Hardware · Sensor · Soil moisture

The capacitive soil probe.

Measures
Water content in the root zone
Output
Analog voltage
The one rule
Buy capacitive, never resistive

A capacitive soil moisture sensor is the cheap probe you actually want in the ground. For a dollar or two it reads how wet the root zone is, and unlike the near-identical resistive sensors it has no exposed metal, so it does not corrode and it lasts for years. It puts out a simple analog voltage that any microcontroller can read.

A capacitive soil moisture sensor
Image: dfrobot.com

What it is.

The probe measures the soil’s capacitance, which rises with water content, through a sealed surface with no bare electrodes. That sealed design is the whole point: the cheaper resistive probes pass current between two metal prongs and corrode away in weeks, while a capacitive probe lasts for years. It is not a precise, calibrated instrument, but as a low-cost way to see the trend, drying out, just watered, holding steady, and to trigger irrigation, it is exactly right.

Key facts.

Wiring and calibration.

Three pins: VCC, GND, and AOUT (the analog output) to an analog-capable GPIO on your board. An ESP32 reads it on one of its ADC pins. In ESPHome it is read with the ADC sensor component, mapped to a percentage with a calibration filter. Calibrate once: note the reading in dry air and the reading in a glass of water, then map between them. For an actual water-content number you would calibrate against your own soil, but for triggering irrigation the air-to-water range is enough.

Where it fits, and where it doesn’t.

Where it fits

  • Cheap, lasting root-zone readings in pots and beds.
  • Triggering irrigation from a reading, not a timer.
  • Several probes across a zone for the trend.
  • Reading with an ESP32 and ESPHome.

Where it doesn’t

  • An exact water-content percentage without calibration.
  • Research accuracy; that is a pro probe.
  • Irrigation by tension; that is a tensiometer.
  • Burying the electronics; only the sealed lower part goes in.

Resources & where to buy.

ESPHome: ADC sensor DFRobot capacitive sensor Where to buy Soil moisture overview

Frequently asked questions.

What is a capacitive soil moisture sensor?

A cheap probe that reads how wet soil is by measuring capacitance through a sealed surface, with no exposed metal. Because nothing corrodes, it lasts for years, unlike the resistive sensors it resembles. It outputs an analog voltage that a microcontroller reads.

Why is capacitive better than a resistive soil sensor?

Resistive probes pass current between two bare metal prongs, which corrode and drift within days to weeks. A capacitive probe reads through a sealed surface with no exposed metal, so it does not corrode and lasts for years. It costs only a little more and is the one to buy.

How do I calibrate a capacitive soil sensor?

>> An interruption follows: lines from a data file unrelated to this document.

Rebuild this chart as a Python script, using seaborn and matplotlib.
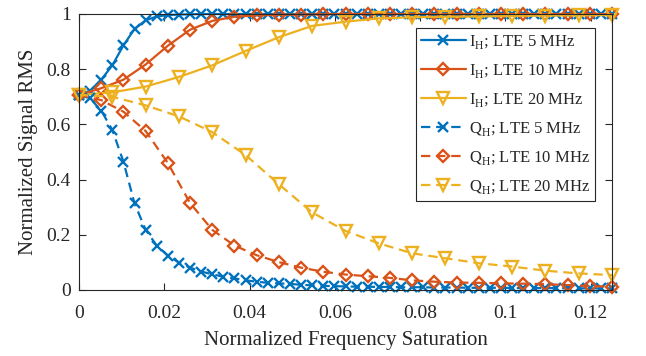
import numpy as np
import pandas as pd
import seaborn as sns
import matplotlib
matplotlib.use("Agg")
import matplotlib.pyplot as plt

# ---- data ----
x_max = 0.125
n5, n10, n20 = 49, 25, 17

i_5mhz = [0.707, 0.722, 0.762, 0.814, 0.886, 0.946, 0.977, 0.991, 0.996, 0.998, 0.999] + [1.0] * 38
q_5mhz = [0.707, 0.694, 0.650, 0.580, 0.465, 0.314, 0.218, 0.161, 0.125, 0.099,
          0.081, 0.067, 0.057, 0.048, 0.042, 0.035, 0.030, 0.026, 0.024, 0.022,
          0.019, 0.017, 0.015, 0.014, 0.013, 0.012, 0.012, 0.011, 0.011, 0.010,
          0.010, 0.010, 0.009, 0.009, 0.009, 0.008, 0.008, 0.008, 0.008, 0.007,
          0.007, 0.007, 0.007, 0.007, 0.006, 0.006, 0.006, 0.006, 0.006]
i_10mhz = [0.707, 0.731, 0.762, 0.817, 0.885, 0.943, 0.975, 0.990, 0.995, 0.997, 0.998, 0.999] + [1.0] * 13
q_10mhz = [0.707, 0.688, 0.646, 0.576, 0.460, 0.315, 0.218, 0.161, 0.126, 0.101,
           0.081, 0.066, 0.056, 0.050, 0.044, 0.035, 0.030, 0.027, 0.026, 0.024,
           0.023, 0.021, 0.018, 0.014, 0.012]
i_20mhz = [0.707, 0.716, 0.737, 0.772, 0.814, 0.866, 0.916, 0.957, 0.972, 0.984,
           0.988, 0.990, 0.991, 0.993, 0.994, 0.995, 0.996]
q_20mhz = [0.707, 0.700, 0.669, 0.629, 0.572, 0.489, 0.383, 0.281, 0.214, 0.169,
           0.133, 0.115, 0.097, 0.085, 0.070, 0.060, 0.054]

labels = [r"I$_{\mathregular{H}}$; LTE 5 MHz", r"I$_{\mathregular{H}}$; LTE 10 MHz",
          r"I$_{\mathregular{H}}$; LTE 20 MHz", r"Q$_{\mathregular{H}}$; LTE 5 MHz",
          r"Q$_{\mathregular{H}}$; LTE 10 MHz", r"Q$_{\mathregular{H}}$; LTE 20 MHz"]
xticks = [0, 0.02, 0.04, 0.06, 0.08, 0.1, 0.12]
xticklabels = ["0", "0.02", "0.04", "0.06", "0.08", "0.1", "0.12"]
yticks = [0, 0.2, 0.4, 0.6, 0.8, 1.0]
yticklabels = ["0", "0.2", "0.4", "0.6", "0.8", "1"]

colors = ["#0072BD", "#D95319", "#EDB120"]

sns.set_style("ticks")
plt.rcParams["font.family"] = ["Liberation Serif", "DejaVu Serif"]
plt.rcParams["mathtext.fontset"] = "custom"
plt.rcParams["mathtext.rm"] = "Liberation Serif"

fig = plt.figure(figsize=(6.46, 3.56), dpi=100)
ax = fig.add_axes([79 / 646, 1 - 290 / 356, (612 - 79) / 646, (290 - 14) / 356])

x5 = np.linspace(0, x_max, n5)
x10 = np.linspace(0, x_max, n10)
x20 = np.linspace(0, x_max, n20)

series = [
    (x5, i_5mhz, colors[0], "x", "-", 6.5),
    (x10, i_10mhz, colors[1], "D", "-", 6.5),
    (x20, i_20mhz, colors[2], "v", "-", 8.5),
    (x5, q_5mhz, colors[0], "x", "--", 6.5),
    (x10, q_10mhz, colors[1], "D", "--", 6.5),
    (x20, q_20mhz, colors[2], "v", "--", 8.5),
]
for (xs, ys, c, m, ls, ms), lab in zip(series, labels):
    df = pd.DataFrame({"x": xs, "y": ys})
    kw = dict(color=c, marker=m, linewidth=1.6, markersize=ms,
              markerfacecolor="none", markeredgecolor=c, markeredgewidth=1.7,
              label=lab, clip_on=False)
    if ls == "--":
        kw["dashes"] = (4.2, 2.6)
    sns.lineplot(data=df, x="x", y="y", ax=ax, **kw)

ax.set_xlim(0, x_max)
ax.set_ylim(0, 1)
ax.set_xticks(xticks)
ax.set_xticklabels(xticklabels)
ax.set_yticks(yticks)
ax.set_yticklabels(yticklabels)
ax.tick_params(direction="in", length=5, width=0.8, top=True, right=True,
               labelsize=14, colors="#262626")
ax.tick_params(axis="x", pad=11)
ax.tick_params(axis="y", pad=6)
for s in ax.spines.values():
    s.set_visible(True)
    s.set_color("#262626")
    s.set_linewidth(0.8)
ax.set_xlabel("Normalized Frequency Saturation", fontsize=15, color="#262626", labelpad=6)
ax.set_ylabel("Normalized Signal RMS", fontsize=15, color="#262626", labelpad=6)

leg = ax.legend(loc="upper right", bbox_to_anchor=(595 / 646, 1 - 28 / 356),
                bbox_transform=fig.transFigure, fontsize=12, frameon=True,
                fancybox=False, edgecolor="#262626", framealpha=1,
                handlelength=2.7, handletextpad=0.2, labelspacing=0.66,
                borderpad=0.3, borderaxespad=0)
leg.get_frame().set_linewidth(0.8)

fig.savefig("out.png", dpi=100)
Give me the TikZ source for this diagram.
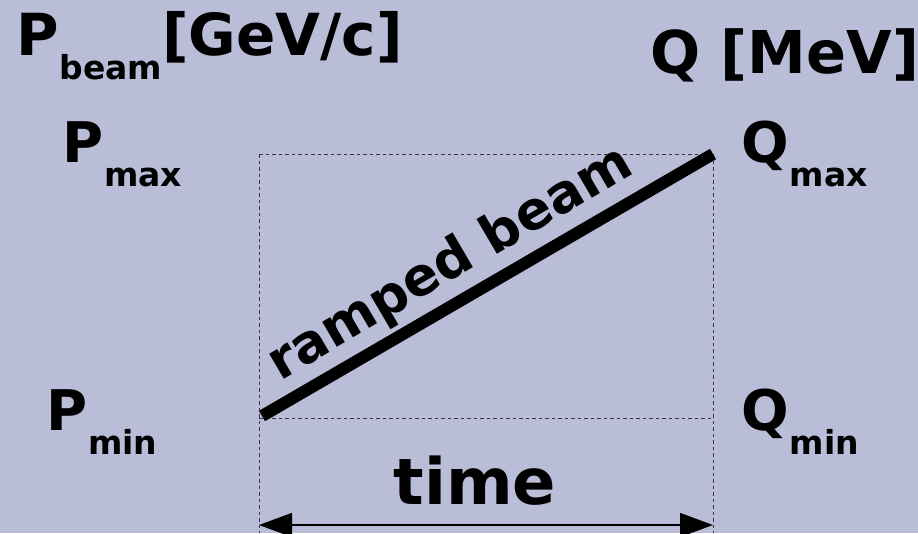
\documentclass[tikz,border=0pt]{standalone}
\usepackage{fontspec}
\setmainfont{DejaVu Sans}[BoldFont={DejaVu Sans Bold}]
\usetikzlibrary{arrows.meta}
\definecolor{bg}{RGB}{185,189,216}
\definecolor{dashgray}{RGB}{55,55,65}
\tikzset{
  lbl/.style={inner sep=0pt, anchor=base west, font=\bfseries\fontsize{56}{56}\selectfont},
  guide/.style={draw=dashgray, line width=1pt, dash pattern=on 3.5pt off 3pt},
}
\newcommand{\subsc}[1]{\hspace{1pt}\raisebox{-24pt}{\fontsize{33}{33}\selectfont #1}}
\begin{document}
\begin{tikzpicture}[x=1pt,y=-1pt]
\fill[bg] (0,0) rectangle (918,533);
\useasboundingbox (0,0) rectangle (918,533);
% frame coordinates
\coordinate (tl) at (259,154);
\coordinate (tr) at (713,154);
\coordinate (bl) at (259,418);
\coordinate (br) at (713,418);
\coordinate (ll) at (259,533);
\coordinate (lr) at (713,533);
\coordinate (al) at (259,525);
\coordinate (ar) at (713,525);
\coordinate (rs) at (262,416);
\coordinate (re) at (713,154);
% dashed guides
\draw[guide] (tl) -- (tr);
\draw[guide] (bl) -- (br);
\draw[guide] (tl) -- (ll);
\draw[guide] (tr) -- (lr);
% ramp
\draw[line width=12pt] (rs) -- (re);
\node[inner sep=0pt, anchor=base, rotate=30.4, font=\bfseries\fontsize{53}{53}\selectfont] (ramp) at (458,277) {ramped beam};
% time arrow
\draw[line width=1.5pt, {Triangle[length=33pt,width=24pt]}-{Triangle[length=33pt,width=24pt]}] (al) -- (ar);
\node[inner sep=0pt, anchor=base, font=\bfseries\fontsize{64}{64}\selectfont] (time) at (475,504) {time};
% labels
\node[lbl, font=\bfseries\fontsize{58}{58}\selectfont] (pbeam) at (16,55) {P\subsc{beam}[GeV/c]};
\node[lbl, font=\bfseries\fontsize{59}{59}\selectfont] (qmev) at (650,73) {Q [MeV]};
\node[lbl] (pmax) at (62,162) {P\subsc{max}};
\node[lbl] (qmax) at (741,162) {Q\subsc{max}};
\node[lbl] (pmin) at (46,430) {P\subsc{min}};
\node[lbl] (qmin) at (741,430) {Q\subsc{min}};
\end{tikzpicture}
\end{document}
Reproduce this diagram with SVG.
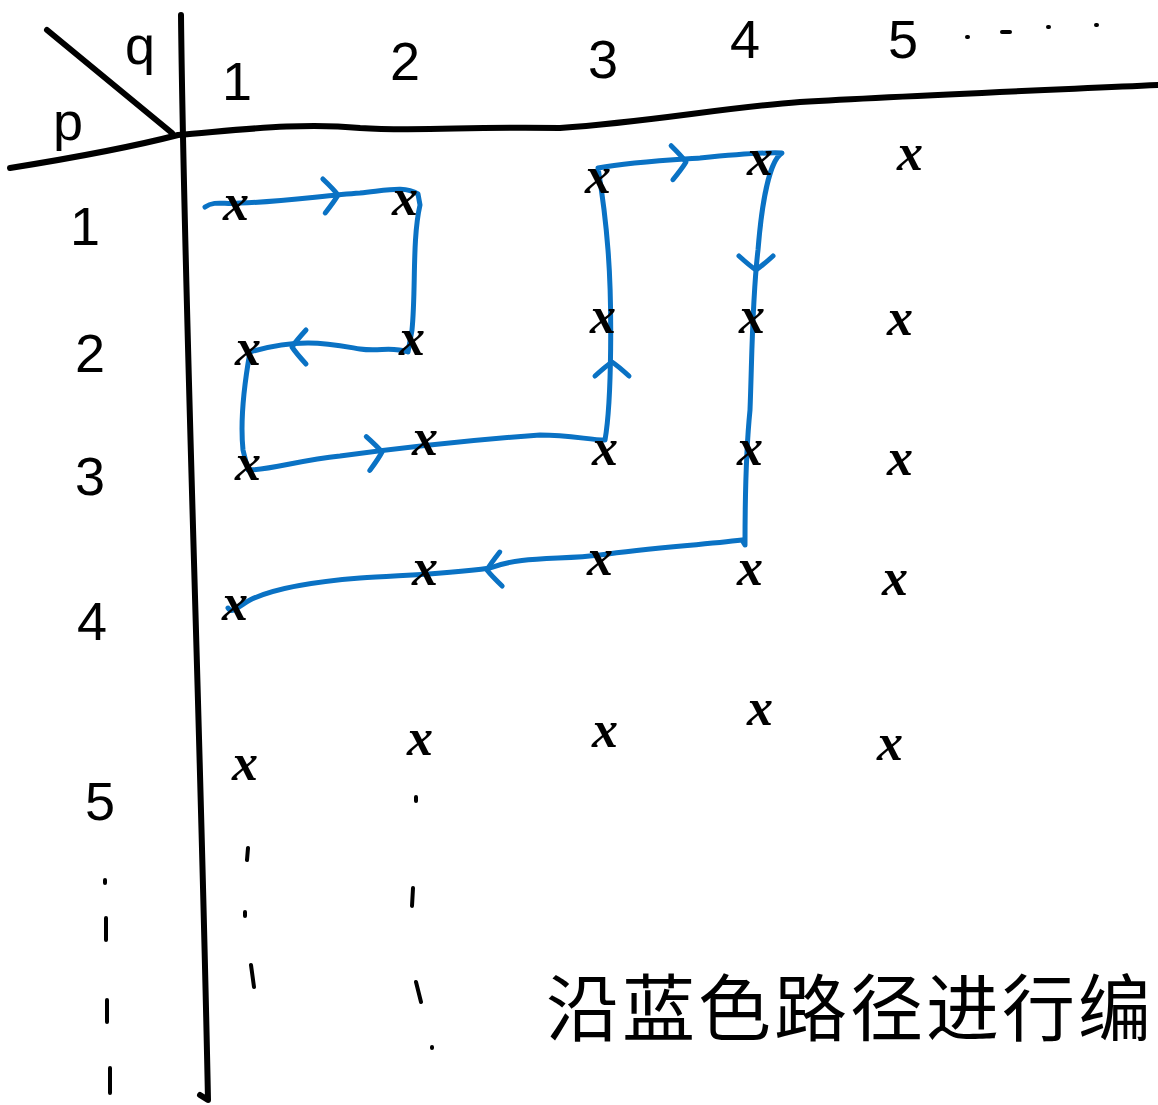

Read it in dry air and again in a glass of water to set the dry and wet ends, then map readings between them to a percentage. For a true water-content number, calibrate against your own soil, but the air-to-water range is enough to trigger irrigation.

How do I read a capacitive soil sensor with an ESP32?

Connect its analog output to an ADC pin and read the voltage. In ESPHome, use the ADC sensor component with a calibration filter to turn the voltage into a moisture percentage. Any microcontroller with an analog input can read it.